Si les tribunaux canadiens adoptent le raisonnement de cette décision, des points importants devront être examinés par les sociétés, les conseillers juridiques internes et les avocats externes qui mènent des enquêtes internes. Les avocats ne devraient pas tenir automatiquement pour acquis que les notes d’entrevue et autres documents produits dans le cadre d’une enquête interne seront protégés par le privilège. En outre, la décision pourrait avoir des incidences pour les sociétés qui exercent des activités ou ont des filiales à l’étranger qui font de plus en plus l’objet d’enquêtes transfrontalières réglementaires ou gouvernementales sur des questions comme les fraudes en valeurs mobilières, les activités anticoncurrentielles, la responsabilité du fait des produits, la corruption, le blanchiment d’argent et l’environnement.

La Cour suprême confirme la solide protection que confèrent le secret professionnel de l’avocat et le privilège relatif au litige

Dans deux décisions rendues à la fin de 2016 dans les causes Alberta (Information and Privacy Commissioner) c. University of Calgary (Alberta Privacy Commissioner) et Lizotte c. Aviva, Compagnie d’assurance du Canada(Lizotte), la Cour suprême du Canada s’est prononcée en faveur de la protection du privilège lorsqu’il s’agit d’interpréter une loi obligeant les parties à produire des documents qui seraient par ailleurs protégés par le privilège. En bref, la Cour a jugé que si le législateur peut déroger au privilège dans des cas limités, il doit le faire en « termes clairs, explicites et non équivoques » compte tenu de l’importance fondamentale que revêt le privilège légal dans le système juridique canadien.

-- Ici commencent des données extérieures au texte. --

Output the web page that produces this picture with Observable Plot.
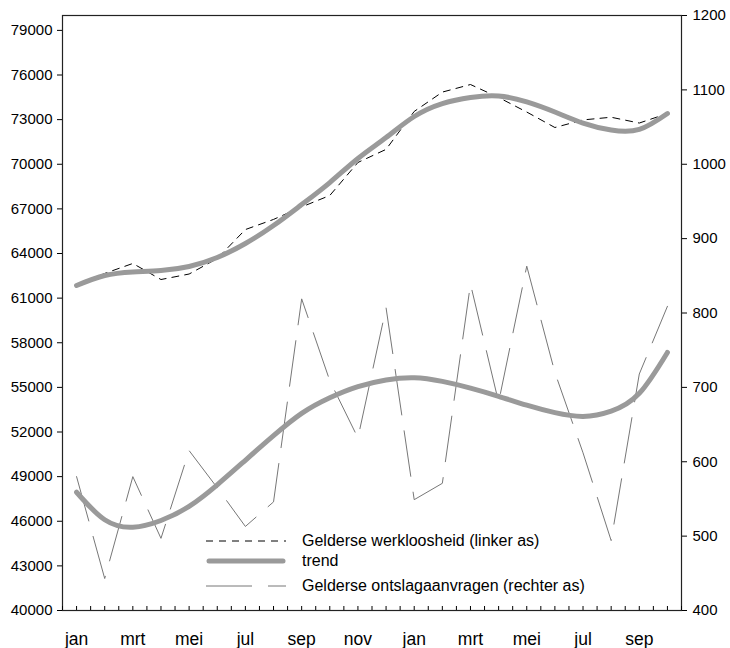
<!DOCTYPE html>
<html>
<head>
<meta charset="utf-8">
<script src="https://cdn.jsdelivr.net/npm/d3@7"></script>
<script src="https://cdn.jsdelivr.net/npm/@observablehq/plot@0.6"></script>
<style>
  html, body { margin: 0; padding: 0; background: #fff; }
  body { font-family: "Liberation Sans", Arial, Helvetica, sans-serif; }
  #wrap { position: relative; width: 730px; height: 648px; overflow: hidden; }
  .lg { position: absolute; left: 206px; display: flex; align-items: center; font-size: 16px; color: #000; white-space: nowrap; }
  .lg svg { margin-right: 16px; }
</style>
</head>
<body>
<div id="wrap"><div id="chart"></div></div>
<script>
// Periods: jan (year 1) .. okt (year 2)
const periodLabels = ["jan","feb","mrt","apr","mei","jun","jul","aug","sep","okt","nov","dec",
                      "jan","feb","mrt","apr","mei","jun","jul","aug","sep","okt"];
// Gelderse werkloosheid (left axis)
const werkloosheid = [61850, 62660, 63330, 62250, 62620, 63660, 65610, 66290, 67130, 67900, 70120,
                      71000, 73550, 74850, 75360, 74490, 73510, 72470, 72980, 73160, 72770, 73410];
const werkloosheidTrend = [61850, 62520, 62760, 62860, 63130, 63730, 64670, 65880, 67290, 68770, 70390,
                           71800, 73210, 74080, 74490, 74590, 74190, 73510, 72770, 72300, 72340, 73410];
// Gelderse ontslagaanvragen (right axis)
const ontslagaanvragen = [580, 443, 580, 497, 615, 565, 513, 546, 819, 709, 632,
                          807, 549, 571, 839, 680, 863, 720, 612, 494, 718, 809];
const ontslagTrend = [559, 522, 512, 521, 540, 569, 602, 635, 665, 686, 701,
                      710, 713, 708, 699, 688, 676, 666, 661, 668, 692, 747];
// Axis ticks
const leftTicks = [40000, 43000, 46000, 49000, 52000, 55000, 58000, 61000, 64000, 67000, 70000, 73000, 76000, 79000];
const rightTicks = [400, 500, 600, 700, 800, 900, 1000, 1100, 1200];
const leftDomain = [40000, 80000];
const rightDomain = [400, 1200];

// map right-axis values onto the left scale
const toLeft = v => leftDomain[0] + (v - rightDomain[0]) * (leftDomain[1] - leftDomain[0]) / (rightDomain[1] - rightDomain[0]);
const fromLeft = v => Math.round(rightDomain[0] + (v - leftDomain[0]) * (rightDomain[1] - rightDomain[0]) / (leftDomain[1] - leftDomain[0]));

const idx = periodLabels.map((_, i) => i);
const werkData = idx.map(i => ({i, v: werkloosheid[i]}));
const werkTrendData = idx.map(i => ({i, v: werkloosheidTrend[i]}));
const ontData = idx.map(i => ({i, v: ontslagaanvragen[i]}));
const ontTrendData = idx.map(i => ({i, v: ontslagTrend[i]}));
const labelIdx = idx.filter(i => i % 2 === 0);
const halfTicks = d3.range(-0.5, periodLabels.length - 0.5 + 0.01, 0.5);

const TREND = "#9a9a9a";
const chart = Plot.plot({
  width: 730,
  height: 648,
  marginLeft: 62,
  marginRight: 49,
  marginTop: 15,
  marginBottom: 38,
  x: {domain: [-0.5, periodLabels.length - 0.5], axis: null},
  y: {domain: leftDomain, axis: null},
  style: {fontFamily: "'Liberation Sans', Arial, Helvetica, sans-serif", color: "#000", background: "#fff"},
  marks: [
    Plot.line(ontData, {x: "i", y: d => toLeft(d.v), stroke: "#777", strokeWidth: 1, strokeDasharray: "46,16"}),
    Plot.line(werkData, {x: "i", y: "v", stroke: "#000", strokeWidth: 1, strokeDasharray: "7,6"}),
    Plot.line(werkTrendData, {x: "i", y: "v", stroke: TREND, strokeWidth: 5, curve: "natural", strokeLinecap: "round"}),
    Plot.line(ontTrendData, {x: "i", y: d => toLeft(d.v), stroke: TREND, strokeWidth: 5, curve: "natural", strokeLinecap: "round"}),
    Plot.frame({stroke: "#222", strokeWidth: 1.2}),
    Plot.tickX(halfTicks, {x: d => d, insetTop: 648 - 15 - 38 - 4, stroke: "#000"}),
    Plot.axisY(leftTicks, {anchor: "left", tickSize: 5, tickPadding: 5, fontSize: 15, label: null, tickFormat: d => String(d)}),
    Plot.axisY(rightTicks.map(toLeft), {anchor: "right", tickSize: 5, tickPadding: 6, fontSize: 15, label: null, tickFormat: d => String(fromLeft(d))}),
    Plot.axisX(labelIdx, {anchor: "bottom", tickSize: 0, tickPadding: 22, fontSize: 17.5, label: null, tickFormat: i => periodLabels[i]})
  ]
});
const wrap = document.getElementById("wrap");
document.getElementById("chart").appendChild(chart);

// Legend (inside plot area, bottom)
const legendItems = [
  {label: "Gelderse werkloosheid (linker as)", stroke: "#000", width: 1, dash: "7,6", top: 541},
  {label: "trend", stroke: TREND, width: 5, dash: null, top: 561},
  {label: "Gelderse ontslagaanvragen (rechter as)", stroke: "#777", width: 1, dash: "46,16", top: 586}
];
for (const it of legendItems) {
  const row = document.createElement("div");
  row.className = "lg";
  row.style.top = (it.top - 10) + "px";
  row.style.height = "20px";
  row.innerHTML = `<svg width="80" height="20"><line x1="${it.width > 2 ? 3 : 0}" x2="${it.width > 2 ? 77 : 80}" y1="10" y2="10" stroke="${it.stroke}" stroke-width="${it.width}" stroke-linecap="${it.width > 2 ? "round" : "butt"}" ${it.dash ? `stroke-dasharray="${it.dash}"` : ""}/></svg><span>${it.label}</span>`;
  wrap.appendChild(row);
}
</script>
</body>
</html>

Dans la cause Alberta Privacy Commissioner, un ancien employé demandait que l’Université de Calgary communique des dossiers conformément à la loi intitulée Freedom of Information and Protection of Privacy Act (la FOIPPA) de l’Alberta. L’Université avait retenu certains dossiers soutenant qu’ils étaient protégés par le secret professionnel de l’avocat. Un délégué de la commissaire à l’information et à la protection de la vie privée de l’Alberta a néanmoins ordonné à l’Université de produire les documents conformément au paragraphe 56(3) de la FOIPPA qui oblige un organisme public à produire des documents à l’intention de la commissaire sur demande malgré « tout privilège que reconnaît le droit de la preuve ». La Cour suprême a conclu que l’Université n’était pas tenue de produire les documents protégés par le secret professionnel de l’avocat. Compte tenu de l’importance du privilège, la Cour a confirmé que le privilège pouvait être supprimé seulement par une disposition législative au libellé « clair, explicite et non équivoque ». De l’opinion de la Cour, le paragraphe 56(3) ne respectait pas ce critère, le secret professionnel de l’avocat ayant une portée plus grande qu’un « privilège que reconnaît le droit de la preuve ». Tout en affirmant que l’accès à l’information constitue un « élément important d’une société démocratique moderne », la Cour suprême a jugé que le secret professionnel de l’avocat est « essentiel au bon fonctionnement du système de justice et à l’accès à la justice ».

Dans la cause Lizotte, la Cour a jugé qu’un organisme de réglementation ne pouvait obliger un assureur réglementé à communiquer son dossier complet lorsqu’un privilège relatif au litige est invoqué. L’article 337 de la Loi sur la distribution de produits et services financiers oblige les assureurs réglementés à « transmettre tout document ou tout renseignement qu’il requiert [le syndic] sur les activités d’un représentant » à l’organisme de réglementation. La société a refusé de produire certains documents au motif qu’ils étaient protégés par le privilège relatif au litige.

La Cour suprême s’est prononcée en faveur du privilège relatif au litige, soulignant son importance fondamentale et faisant remarquer qu’il « sert un ‘intérêt public’ […] [visant à] assurer l’efficacité du processus contradictoire ».Appliquant le critère qu’elle avait appliqué dans la cause Alberta Privacy Commissioner, la Cour a décidé qu’« en l’absence de termes clairs, explicites et non équivoques prévoyant une mise à l’écart » du privilège, « on doit conclure qu’il n’est pas levé ». Le libellé large de l’article 337 (« tout document […] qu’il requiert [le syndic] ») ne respecte pas le critère prévu par cette loi et les documents ne devaient donc pas être produits.

Conclusion

Les protections fondamentales que confèrent le secret professionnel de l’avocat et le privilège relatif au litige, établis depuis longtemps, sont des principes essentiels qui sous-tendent l’administration de la justice. Mais, de toute évidence, l’étendue de ces protections évolue encore et reste à circonscrire. Compte tenu de cette évolution, les sociétés et leurs avocats doivent se tenir au courant des nouveaux développements pour assurer qu’il n’y ait pas renonciation involontaire au privilège protégeant les dossiers potentiellement sensibles.